» AIM:
In the entries below, the lines from the one with "Write the matplotlib code for this chart." through the one with "X = np.linspace(0.0, 1.0, 31)" are to be copied exactly; both ends count.

>> START PROVIDED DATA

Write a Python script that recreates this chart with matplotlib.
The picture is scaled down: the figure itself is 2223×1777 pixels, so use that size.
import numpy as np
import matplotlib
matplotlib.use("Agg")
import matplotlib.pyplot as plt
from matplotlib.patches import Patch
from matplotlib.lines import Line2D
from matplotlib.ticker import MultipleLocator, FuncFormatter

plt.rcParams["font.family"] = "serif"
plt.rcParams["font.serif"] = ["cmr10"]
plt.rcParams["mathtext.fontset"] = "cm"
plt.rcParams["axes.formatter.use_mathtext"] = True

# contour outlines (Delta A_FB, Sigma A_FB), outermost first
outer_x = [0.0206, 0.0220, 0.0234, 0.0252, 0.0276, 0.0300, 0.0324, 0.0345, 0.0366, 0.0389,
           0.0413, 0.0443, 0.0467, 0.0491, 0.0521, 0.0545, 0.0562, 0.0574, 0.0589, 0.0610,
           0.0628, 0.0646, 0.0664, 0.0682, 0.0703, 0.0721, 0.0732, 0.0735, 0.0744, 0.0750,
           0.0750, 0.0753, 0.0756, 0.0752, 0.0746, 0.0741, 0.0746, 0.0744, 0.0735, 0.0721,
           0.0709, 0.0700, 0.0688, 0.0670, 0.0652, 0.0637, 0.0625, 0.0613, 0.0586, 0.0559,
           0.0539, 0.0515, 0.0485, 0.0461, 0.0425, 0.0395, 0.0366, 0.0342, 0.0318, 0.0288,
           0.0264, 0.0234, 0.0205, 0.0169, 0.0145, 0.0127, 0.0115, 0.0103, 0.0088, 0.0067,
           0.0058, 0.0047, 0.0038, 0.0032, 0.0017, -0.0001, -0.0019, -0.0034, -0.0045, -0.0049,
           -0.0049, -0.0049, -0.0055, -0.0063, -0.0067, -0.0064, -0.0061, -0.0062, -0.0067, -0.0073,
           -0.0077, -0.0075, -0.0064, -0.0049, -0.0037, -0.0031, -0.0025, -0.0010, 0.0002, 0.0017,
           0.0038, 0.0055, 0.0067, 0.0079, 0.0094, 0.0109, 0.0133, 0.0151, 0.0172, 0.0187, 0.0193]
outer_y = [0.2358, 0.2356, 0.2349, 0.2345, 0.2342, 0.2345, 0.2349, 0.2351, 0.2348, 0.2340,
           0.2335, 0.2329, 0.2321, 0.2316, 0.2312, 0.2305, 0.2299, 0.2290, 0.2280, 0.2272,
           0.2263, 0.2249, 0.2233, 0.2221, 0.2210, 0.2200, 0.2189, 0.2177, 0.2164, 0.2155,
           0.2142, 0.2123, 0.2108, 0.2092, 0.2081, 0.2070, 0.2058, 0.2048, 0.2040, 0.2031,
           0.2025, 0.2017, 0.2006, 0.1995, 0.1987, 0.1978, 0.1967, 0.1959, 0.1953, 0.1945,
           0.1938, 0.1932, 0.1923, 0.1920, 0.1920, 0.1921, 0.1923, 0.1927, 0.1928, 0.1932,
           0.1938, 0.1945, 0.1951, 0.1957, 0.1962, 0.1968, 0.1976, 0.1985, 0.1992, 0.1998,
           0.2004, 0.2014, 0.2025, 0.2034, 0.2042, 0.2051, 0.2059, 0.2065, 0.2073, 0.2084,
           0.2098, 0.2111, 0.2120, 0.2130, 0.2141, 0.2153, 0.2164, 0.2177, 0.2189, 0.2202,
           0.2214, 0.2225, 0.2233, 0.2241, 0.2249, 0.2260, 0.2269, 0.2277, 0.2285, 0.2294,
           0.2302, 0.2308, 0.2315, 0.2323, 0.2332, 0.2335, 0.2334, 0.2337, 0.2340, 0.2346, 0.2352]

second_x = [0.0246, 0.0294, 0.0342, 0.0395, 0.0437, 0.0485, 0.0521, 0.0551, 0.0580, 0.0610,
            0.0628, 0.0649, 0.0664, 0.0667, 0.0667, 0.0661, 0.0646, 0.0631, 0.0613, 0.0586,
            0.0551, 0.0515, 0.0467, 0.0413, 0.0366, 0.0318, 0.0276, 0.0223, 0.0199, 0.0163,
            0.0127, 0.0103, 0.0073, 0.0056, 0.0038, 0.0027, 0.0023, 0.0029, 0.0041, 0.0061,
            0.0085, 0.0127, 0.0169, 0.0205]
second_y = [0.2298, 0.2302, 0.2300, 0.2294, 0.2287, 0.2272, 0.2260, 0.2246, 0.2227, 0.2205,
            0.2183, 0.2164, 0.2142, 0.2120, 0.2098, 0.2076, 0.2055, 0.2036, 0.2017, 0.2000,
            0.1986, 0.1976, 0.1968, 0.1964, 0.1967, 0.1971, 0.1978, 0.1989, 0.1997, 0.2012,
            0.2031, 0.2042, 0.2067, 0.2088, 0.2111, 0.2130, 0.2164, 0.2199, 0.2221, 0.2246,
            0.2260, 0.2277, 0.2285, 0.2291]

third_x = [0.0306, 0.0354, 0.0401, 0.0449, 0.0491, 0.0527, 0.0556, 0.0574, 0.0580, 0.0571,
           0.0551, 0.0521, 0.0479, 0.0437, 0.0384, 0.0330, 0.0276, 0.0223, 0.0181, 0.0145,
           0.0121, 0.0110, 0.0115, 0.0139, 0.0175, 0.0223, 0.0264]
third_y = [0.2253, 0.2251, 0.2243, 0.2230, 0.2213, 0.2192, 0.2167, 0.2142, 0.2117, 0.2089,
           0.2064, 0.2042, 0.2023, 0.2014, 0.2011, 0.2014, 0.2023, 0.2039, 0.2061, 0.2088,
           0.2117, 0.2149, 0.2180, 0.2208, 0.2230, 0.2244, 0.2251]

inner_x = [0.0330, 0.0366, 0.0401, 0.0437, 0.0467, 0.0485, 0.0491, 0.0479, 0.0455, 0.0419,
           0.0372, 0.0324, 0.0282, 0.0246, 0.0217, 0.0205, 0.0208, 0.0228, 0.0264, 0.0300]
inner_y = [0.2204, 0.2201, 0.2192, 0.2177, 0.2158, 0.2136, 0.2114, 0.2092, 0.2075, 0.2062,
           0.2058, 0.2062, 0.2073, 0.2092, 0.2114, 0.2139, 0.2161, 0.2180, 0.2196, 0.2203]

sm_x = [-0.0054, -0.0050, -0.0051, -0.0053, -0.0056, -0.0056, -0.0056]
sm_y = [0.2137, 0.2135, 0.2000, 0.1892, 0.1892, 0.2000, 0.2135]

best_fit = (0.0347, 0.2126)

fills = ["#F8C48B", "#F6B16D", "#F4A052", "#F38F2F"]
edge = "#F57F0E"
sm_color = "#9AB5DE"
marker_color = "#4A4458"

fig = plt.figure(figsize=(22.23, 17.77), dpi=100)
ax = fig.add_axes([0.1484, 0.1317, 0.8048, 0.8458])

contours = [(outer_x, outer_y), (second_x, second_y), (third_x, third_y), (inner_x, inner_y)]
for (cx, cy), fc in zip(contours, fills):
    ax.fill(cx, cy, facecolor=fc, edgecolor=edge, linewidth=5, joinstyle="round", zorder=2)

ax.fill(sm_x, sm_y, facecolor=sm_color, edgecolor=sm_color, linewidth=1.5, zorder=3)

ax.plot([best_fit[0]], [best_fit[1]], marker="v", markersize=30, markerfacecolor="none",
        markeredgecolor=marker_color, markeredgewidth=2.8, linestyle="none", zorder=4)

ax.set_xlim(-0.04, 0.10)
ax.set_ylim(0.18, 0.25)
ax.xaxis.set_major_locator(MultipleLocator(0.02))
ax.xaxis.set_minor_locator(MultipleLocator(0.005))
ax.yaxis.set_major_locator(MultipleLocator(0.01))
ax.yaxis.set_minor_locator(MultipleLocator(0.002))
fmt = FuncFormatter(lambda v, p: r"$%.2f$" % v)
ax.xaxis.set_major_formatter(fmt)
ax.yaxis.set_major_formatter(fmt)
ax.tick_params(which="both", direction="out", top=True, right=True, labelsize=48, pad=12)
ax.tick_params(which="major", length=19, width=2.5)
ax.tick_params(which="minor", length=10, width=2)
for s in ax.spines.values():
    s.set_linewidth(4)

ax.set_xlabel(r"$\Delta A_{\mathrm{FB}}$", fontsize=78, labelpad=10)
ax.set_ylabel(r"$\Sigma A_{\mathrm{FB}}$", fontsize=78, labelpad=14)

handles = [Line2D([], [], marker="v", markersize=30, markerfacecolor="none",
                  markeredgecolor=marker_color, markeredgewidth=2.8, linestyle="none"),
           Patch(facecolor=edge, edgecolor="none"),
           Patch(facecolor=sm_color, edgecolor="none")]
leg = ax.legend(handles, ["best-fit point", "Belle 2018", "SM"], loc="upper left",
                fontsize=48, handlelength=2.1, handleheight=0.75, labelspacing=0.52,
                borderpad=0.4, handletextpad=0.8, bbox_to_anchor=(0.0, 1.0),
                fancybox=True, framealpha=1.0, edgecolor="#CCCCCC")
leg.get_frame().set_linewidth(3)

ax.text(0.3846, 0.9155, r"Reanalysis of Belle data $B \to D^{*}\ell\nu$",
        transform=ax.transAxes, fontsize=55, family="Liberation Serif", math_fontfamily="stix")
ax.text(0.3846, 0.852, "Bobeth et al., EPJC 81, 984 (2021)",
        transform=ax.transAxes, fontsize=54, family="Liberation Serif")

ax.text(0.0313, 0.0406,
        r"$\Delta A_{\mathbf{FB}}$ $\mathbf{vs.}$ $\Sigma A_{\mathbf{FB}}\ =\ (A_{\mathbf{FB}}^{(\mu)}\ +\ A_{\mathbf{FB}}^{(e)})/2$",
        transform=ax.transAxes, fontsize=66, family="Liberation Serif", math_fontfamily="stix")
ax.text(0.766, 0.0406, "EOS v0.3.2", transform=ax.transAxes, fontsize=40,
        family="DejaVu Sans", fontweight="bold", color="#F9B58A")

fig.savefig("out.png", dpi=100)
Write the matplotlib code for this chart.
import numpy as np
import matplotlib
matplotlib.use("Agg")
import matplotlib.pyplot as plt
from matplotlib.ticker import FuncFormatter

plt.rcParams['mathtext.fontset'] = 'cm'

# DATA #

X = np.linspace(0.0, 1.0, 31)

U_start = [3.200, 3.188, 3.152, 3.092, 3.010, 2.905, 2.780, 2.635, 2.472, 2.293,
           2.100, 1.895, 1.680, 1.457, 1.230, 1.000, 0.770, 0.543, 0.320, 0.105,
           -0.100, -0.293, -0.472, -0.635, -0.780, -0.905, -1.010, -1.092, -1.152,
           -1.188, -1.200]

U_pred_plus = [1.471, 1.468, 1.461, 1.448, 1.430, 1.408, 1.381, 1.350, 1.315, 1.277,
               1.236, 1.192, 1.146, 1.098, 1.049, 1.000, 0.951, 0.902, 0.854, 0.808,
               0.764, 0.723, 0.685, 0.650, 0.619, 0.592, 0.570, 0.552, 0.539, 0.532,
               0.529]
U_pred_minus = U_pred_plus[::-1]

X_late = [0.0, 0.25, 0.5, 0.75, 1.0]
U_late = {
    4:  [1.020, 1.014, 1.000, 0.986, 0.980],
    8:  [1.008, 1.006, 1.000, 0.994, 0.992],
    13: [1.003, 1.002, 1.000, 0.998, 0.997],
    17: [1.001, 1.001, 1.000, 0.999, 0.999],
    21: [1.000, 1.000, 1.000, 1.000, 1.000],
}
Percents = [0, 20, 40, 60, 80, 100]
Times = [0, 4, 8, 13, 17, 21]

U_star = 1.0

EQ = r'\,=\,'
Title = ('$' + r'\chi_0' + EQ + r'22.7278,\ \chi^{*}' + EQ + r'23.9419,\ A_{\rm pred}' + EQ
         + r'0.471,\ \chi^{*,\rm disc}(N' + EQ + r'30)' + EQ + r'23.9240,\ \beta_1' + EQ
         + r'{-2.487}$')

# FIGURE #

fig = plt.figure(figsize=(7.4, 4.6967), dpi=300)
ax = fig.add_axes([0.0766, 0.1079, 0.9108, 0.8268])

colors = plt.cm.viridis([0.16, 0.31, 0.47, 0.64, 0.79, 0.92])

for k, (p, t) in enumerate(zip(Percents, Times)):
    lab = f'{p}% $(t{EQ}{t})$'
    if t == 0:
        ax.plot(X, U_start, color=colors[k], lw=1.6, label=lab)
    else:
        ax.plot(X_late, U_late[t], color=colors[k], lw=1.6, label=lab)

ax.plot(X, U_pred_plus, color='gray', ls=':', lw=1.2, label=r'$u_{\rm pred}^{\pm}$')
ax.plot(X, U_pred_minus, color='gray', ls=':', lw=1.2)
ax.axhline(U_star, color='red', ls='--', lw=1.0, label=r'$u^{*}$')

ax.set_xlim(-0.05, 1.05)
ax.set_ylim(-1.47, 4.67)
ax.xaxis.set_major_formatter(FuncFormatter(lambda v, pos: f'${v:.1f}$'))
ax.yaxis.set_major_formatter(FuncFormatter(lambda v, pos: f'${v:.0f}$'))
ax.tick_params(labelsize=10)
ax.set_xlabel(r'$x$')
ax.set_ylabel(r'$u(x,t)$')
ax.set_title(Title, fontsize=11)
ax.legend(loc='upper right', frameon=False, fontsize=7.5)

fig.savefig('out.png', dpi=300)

>> END PROVIDED DATA

» THE RESULT:
Write the matplotlib code for this chart.
import numpy as np
import matplotlib
matplotlib.use("Agg")
import matplotlib.pyplot as plt
from matplotlib.ticker import FuncFormatter

plt.rcParams['mathtext.fontset'] = 'cm'

# DATA #

X = np.linspace(0.0, 1.0, 31)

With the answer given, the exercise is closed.